Aim of the task —
Leaving the pictures aside, transcribe every line below exactly.

Data section —
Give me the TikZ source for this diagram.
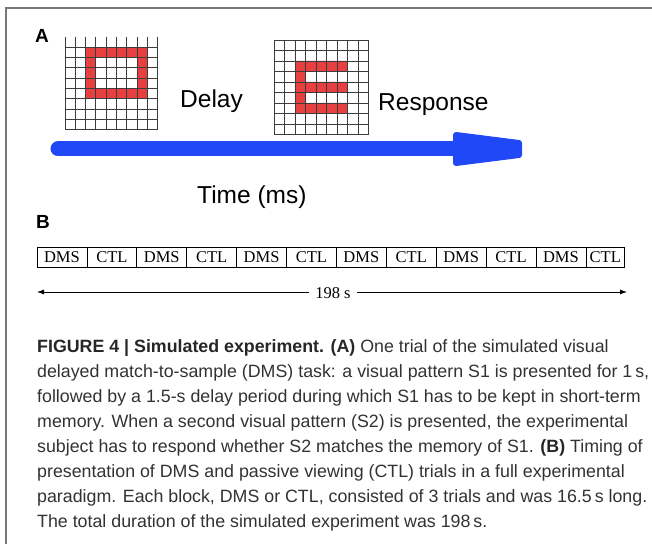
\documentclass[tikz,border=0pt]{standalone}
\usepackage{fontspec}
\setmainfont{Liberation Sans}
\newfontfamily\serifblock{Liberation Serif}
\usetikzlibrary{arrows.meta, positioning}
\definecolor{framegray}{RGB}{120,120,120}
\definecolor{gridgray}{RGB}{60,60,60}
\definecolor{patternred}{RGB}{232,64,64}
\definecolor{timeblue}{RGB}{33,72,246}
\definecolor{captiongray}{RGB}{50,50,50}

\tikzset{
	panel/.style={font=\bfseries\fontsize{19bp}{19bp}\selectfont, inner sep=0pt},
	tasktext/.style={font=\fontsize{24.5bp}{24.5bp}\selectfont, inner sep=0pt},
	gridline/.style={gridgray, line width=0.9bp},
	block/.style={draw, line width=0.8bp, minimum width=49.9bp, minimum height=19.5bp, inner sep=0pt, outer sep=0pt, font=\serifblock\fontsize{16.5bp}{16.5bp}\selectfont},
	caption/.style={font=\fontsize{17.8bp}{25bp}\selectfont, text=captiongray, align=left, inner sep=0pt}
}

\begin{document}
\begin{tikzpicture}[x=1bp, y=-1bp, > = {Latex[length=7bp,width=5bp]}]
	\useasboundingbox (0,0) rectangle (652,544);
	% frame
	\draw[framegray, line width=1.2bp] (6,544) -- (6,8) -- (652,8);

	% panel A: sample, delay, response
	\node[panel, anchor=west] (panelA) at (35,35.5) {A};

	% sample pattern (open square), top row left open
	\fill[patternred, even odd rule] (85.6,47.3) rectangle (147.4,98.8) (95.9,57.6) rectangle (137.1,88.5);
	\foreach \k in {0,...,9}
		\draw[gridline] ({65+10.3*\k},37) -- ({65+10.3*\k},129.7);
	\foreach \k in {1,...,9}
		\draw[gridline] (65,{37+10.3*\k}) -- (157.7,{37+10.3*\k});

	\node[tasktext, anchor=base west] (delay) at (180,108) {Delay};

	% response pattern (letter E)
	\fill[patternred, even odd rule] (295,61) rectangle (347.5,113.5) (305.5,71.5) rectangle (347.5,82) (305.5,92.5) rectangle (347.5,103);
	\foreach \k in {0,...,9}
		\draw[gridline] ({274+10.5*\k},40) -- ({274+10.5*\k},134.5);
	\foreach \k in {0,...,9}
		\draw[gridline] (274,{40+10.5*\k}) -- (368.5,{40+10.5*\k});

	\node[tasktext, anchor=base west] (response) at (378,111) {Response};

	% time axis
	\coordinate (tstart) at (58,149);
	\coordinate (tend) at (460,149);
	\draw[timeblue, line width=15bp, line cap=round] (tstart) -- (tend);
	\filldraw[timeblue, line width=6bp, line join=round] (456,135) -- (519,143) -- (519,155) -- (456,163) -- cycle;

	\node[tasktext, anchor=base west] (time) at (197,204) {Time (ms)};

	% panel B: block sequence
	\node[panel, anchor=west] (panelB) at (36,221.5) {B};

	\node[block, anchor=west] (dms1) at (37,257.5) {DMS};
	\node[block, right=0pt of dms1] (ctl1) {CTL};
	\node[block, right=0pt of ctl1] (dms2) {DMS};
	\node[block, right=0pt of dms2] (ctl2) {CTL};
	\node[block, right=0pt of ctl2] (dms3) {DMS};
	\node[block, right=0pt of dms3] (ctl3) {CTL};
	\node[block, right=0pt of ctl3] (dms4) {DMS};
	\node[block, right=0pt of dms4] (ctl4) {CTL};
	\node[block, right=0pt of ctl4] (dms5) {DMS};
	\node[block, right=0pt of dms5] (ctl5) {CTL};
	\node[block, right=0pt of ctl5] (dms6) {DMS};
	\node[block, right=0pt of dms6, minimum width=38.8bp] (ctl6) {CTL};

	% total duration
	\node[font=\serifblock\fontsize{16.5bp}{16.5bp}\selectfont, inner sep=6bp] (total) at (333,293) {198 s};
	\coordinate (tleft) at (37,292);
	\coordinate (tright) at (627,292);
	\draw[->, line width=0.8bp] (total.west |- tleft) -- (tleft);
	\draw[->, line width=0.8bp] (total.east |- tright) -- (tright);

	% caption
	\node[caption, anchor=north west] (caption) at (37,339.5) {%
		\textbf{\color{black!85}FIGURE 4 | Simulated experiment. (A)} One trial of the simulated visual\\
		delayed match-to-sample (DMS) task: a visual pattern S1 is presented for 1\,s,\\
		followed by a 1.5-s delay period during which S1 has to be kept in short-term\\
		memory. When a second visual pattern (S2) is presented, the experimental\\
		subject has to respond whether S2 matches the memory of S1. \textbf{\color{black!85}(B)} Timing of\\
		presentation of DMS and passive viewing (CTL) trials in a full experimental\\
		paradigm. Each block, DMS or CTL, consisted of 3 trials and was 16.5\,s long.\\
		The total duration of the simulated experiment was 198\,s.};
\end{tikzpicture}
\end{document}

Complete response —
Give me the TikZ source for this diagram.
\documentclass[tikz,border=0pt]{standalone}
\usepackage{fontspec}
\setmainfont{Liberation Sans}
\newfontfamily\serifblock{Liberation Serif}
\usetikzlibrary{arrows.meta, positioning}
\definecolor{framegray}{RGB}{120,120,120}
\definecolor{gridgray}{RGB}{60,60,60}
\definecolor{patternred}{RGB}{232,64,64}
\definecolor{timeblue}{RGB}{33,72,246}
\definecolor{captiongray}{RGB}{50,50,50}

\tikzset{
	panel/.style={font=\bfseries\fontsize{19bp}{19bp}\selectfont, inner sep=0pt},
	tasktext/.style={font=\fontsize{24.5bp}{24.5bp}\selectfont, inner sep=0pt},
	gridline/.style={gridgray, line width=0.9bp},
	block/.style={draw, line width=0.8bp, minimum width=49.9bp, minimum height=19.5bp, inner sep=0pt, outer sep=0pt, font=\serifblock\fontsize{16.5bp}{16.5bp}\selectfont},
	caption/.style={font=\fontsize{17.8bp}{25bp}\selectfont, text=captiongray, align=left, inner sep=0pt}
}

\begin{document}
\begin{tikzpicture}[x=1bp, y=-1bp, > = {Latex[length=7bp,width=5bp]}]
	\useasboundingbox (0,0) rectangle (652,544);
	% frame
	\draw[framegray, line width=1.2bp] (6,544) -- (6,8) -- (652,8);

	% panel A: sample, delay, response
	\node[panel, anchor=west] (panelA) at (35,35.5) {A};

	% sample pattern (open square), top row left open
	\fill[patternred, even odd rule] (85.6,47.3) rectangle (147.4,98.8) (95.9,57.6) rectangle (137.1,88.5);
	\foreach \k in {0,...,9}
		\draw[gridline] ({65+10.3*\k},37) -- ({65+10.3*\k},129.7);
	\foreach \k in {1,...,9}
		\draw[gridline] (65,{37+10.3*\k}) -- (157.7,{37+10.3*\k});

	\node[tasktext, anchor=base west] (delay) at (180,108) {Delay};

	% response pattern (letter E)
	\fill[patternred, even odd rule] (295,61) rectangle (347.5,113.5) (305.5,71.5) rectangle (347.5,82) (305.5,92.5) rectangle (347.5,103);
	\foreach \k in {0,...,9}
		\draw[gridline] ({274+10.5*\k},40) -- ({274+10.5*\k},134.5);
	\foreach \k in {0,...,9}
		\draw[gridline] (274,{40+10.5*\k}) -- (368.5,{40+10.5*\k});

	\node[tasktext, anchor=base west] (response) at (378,111) {Response};

	% time axis
	\coordinate (tstart) at (58,149);
	\coordinate (tend) at (460,149);
	\draw[timeblue, line width=15bp, line cap=round] (tstart) -- (tend);
	\filldraw[timeblue, line width=6bp, line join=round] (456,135) -- (519,143) -- (519,155) -- (456,163) -- cycle;

	\node[tasktext, anchor=base west] (time) at (197,204) {Time (ms)};

	% panel B: block sequence
	\node[panel, anchor=west] (panelB) at (36,221.5) {B};

	\node[block, anchor=west] (dms1) at (37,257.5) {DMS};
	\node[block, right=0pt of dms1] (ctl1) {CTL};
	\node[block, right=0pt of ctl1] (dms2) {DMS};
	\node[block, right=0pt of dms2] (ctl2) {CTL};
	\node[block, right=0pt of ctl2] (dms3) {DMS};
	\node[block, right=0pt of dms3] (ctl3) {CTL};
	\node[block, right=0pt of ctl3] (dms4) {DMS};
	\node[block, right=0pt of dms4] (ctl4) {CTL};
	\node[block, right=0pt of ctl4] (dms5) {DMS};
	\node[block, right=0pt of dms5] (ctl5) {CTL};
	\node[block, right=0pt of ctl5] (dms6) {DMS};
	\node[block, right=0pt of dms6, minimum width=38.8bp] (ctl6) {CTL};

	% total duration
	\node[font=\serifblock\fontsize{16.5bp}{16.5bp}\selectfont, inner sep=6bp] (total) at (333,293) {198 s};
	\coordinate (tleft) at (37,292);
	\coordinate (tright) at (627,292);
	\draw[->, line width=0.8bp] (total.west |- tleft) -- (tleft);
	\draw[->, line width=0.8bp] (total.east |- tright) -- (tright);

	% caption
	\node[caption, anchor=north west] (caption) at (37,339.5) {%
		\textbf{\color{black!85}FIGURE 4 | Simulated experiment. (A)} One trial of the simulated visual\\
		delayed match-to-sample (DMS) task: a visual pattern S1 is presented for 1\,s,\\
		followed by a 1.5-s delay period during which S1 has to be kept in short-term\\
		memory. When a second visual pattern (S2) is presented, the experimental\\
		subject has to respond whether S2 matches the memory of S1. \textbf{\color{black!85}(B)} Timing of\\
		presentation of DMS and passive viewing (CTL) trials in a full experimental\\
		paradigm. Each block, DMS or CTL, consisted of 3 trials and was 16.5\,s long.\\
		The total duration of the simulated experiment was 198\,s.};
\end{tikzpicture}
\end{document}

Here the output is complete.